Below are records to transcribe exactly, without their pictures.

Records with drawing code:
● ● ● ● ●
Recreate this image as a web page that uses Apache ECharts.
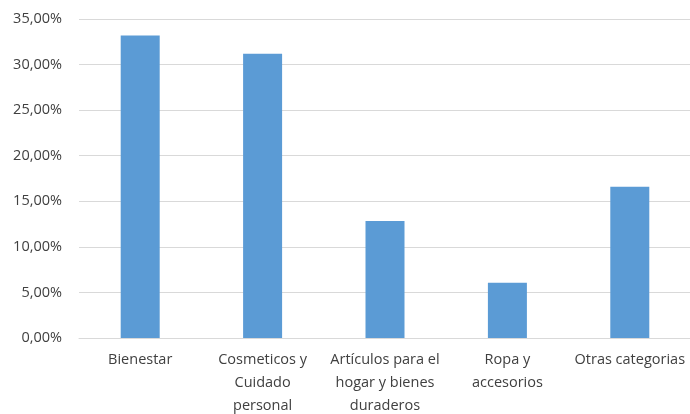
<!DOCTYPE html>
<html><head><meta charset="utf-8">
<script src="https://cdn.jsdelivr.net/npm/echarts@6/dist/echarts.min.js"></script>
<style>html,body{margin:0;padding:0;background:#fff}#c{width:690px;height:414px}</style>
</head><body><div id="c"></div>
<script>
const categories = ["Bienestar", "Cosmeticos y\nCuidado\npersonal", "Artículos para el\nhogar y bienes\nduraderos", "Ropa y\naccesorios", "Otras categorias"];
const values = [33.2, 31.2, 12.85, 6.05, 16.6];
const yMin = 0, yMax = 35, yStep = 5;

const chart = echarts.init(document.getElementById('c'));
chart.setOption({
  animation: false,
  grid: {left: 79, right: -1, top: 19, bottom: 76, containLabel: false, outerBoundsMode: 'none'},
  xAxis: {
    type: 'category', data: categories,
    axisLine: {lineStyle: {color: '#d9d9d9'}},
    axisTick: {show: false},
    axisLabel: {color: '#404040', fontFamily: 'Open Sans', fontSize: 14.5, lineHeight: 23, margin: 10, interval: 0}
  },
  yAxis: {
    type: 'value', min: yMin, max: yMax, interval: yStep,
    axisLine: {show: false}, axisTick: {show: false},
    splitLine: {lineStyle: {color: '#d9d9d9'}},
    axisLabel: {color: '#404040', fontFamily: 'Open Sans', fontSize: 14.5, margin: 17,
      formatter: v => v.toFixed(2).replace('.', ',') + '%'}
  },
  series: [{type: 'bar', data: values, barWidth: 39, itemStyle: {color: '#5b9bd5'}}]
});
</script></body></html>
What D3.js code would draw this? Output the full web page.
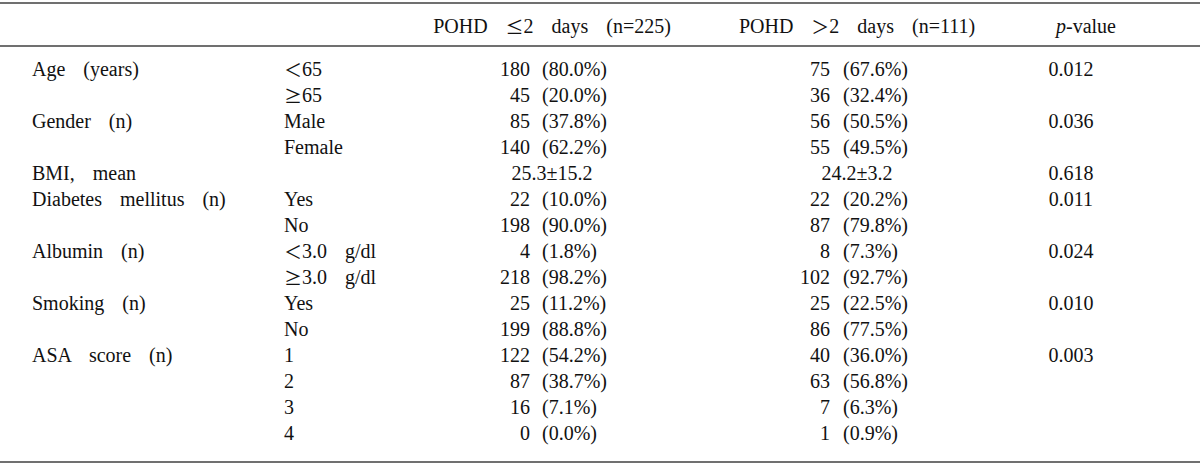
● ● ● ● ●
§ Response below
Recreate this image as a web page that uses Apache ECharts.
<!DOCTYPE html>
<html><head><meta charset="utf-8">
<script src="https://cdn.jsdelivr.net/npm/echarts@6/dist/echarts.min.js"></script>
<style>html,body{margin:0;padding:0;background:#fff}#c{width:690px;height:414px}</style>
</head><body><div id="c"></div>
<script>
const categories = ["Bienestar", "Cosmeticos y\nCuidado\npersonal", "Artículos para el\nhogar y bienes\nduraderos", "Ropa y\naccesorios", "Otras categorias"];
const values = [33.2, 31.2, 12.85, 6.05, 16.6];
const yMin = 0, yMax = 35, yStep = 5;

const chart = echarts.init(document.getElementById('c'));
chart.setOption({
  animation: false,
  grid: {left: 79, right: -1, top: 19, bottom: 76, containLabel: false, outerBoundsMode: 'none'},
  xAxis: {
    type: 'category', data: categories,
    axisLine: {lineStyle: {color: '#d9d9d9'}},
    axisTick: {show: false},
    axisLabel: {color: '#404040', fontFamily: 'Open Sans', fontSize: 14.5, lineHeight: 23, margin: 10, interval: 0}
  },
  yAxis: {
    type: 'value', min: yMin, max: yMax, interval: yStep,
    axisLine: {show: false}, axisTick: {show: false},
    splitLine: {lineStyle: {color: '#d9d9d9'}},
    axisLabel: {color: '#404040', fontFamily: 'Open Sans', fontSize: 14.5, margin: 17,
      formatter: v => v.toFixed(2).replace('.', ',') + '%'}
  },
  series: [{type: 'bar', data: values, barWidth: 39, itemStyle: {color: '#5b9bd5'}}]
});
</script></body></html>
What D3.js code would draw this? Output the full web page.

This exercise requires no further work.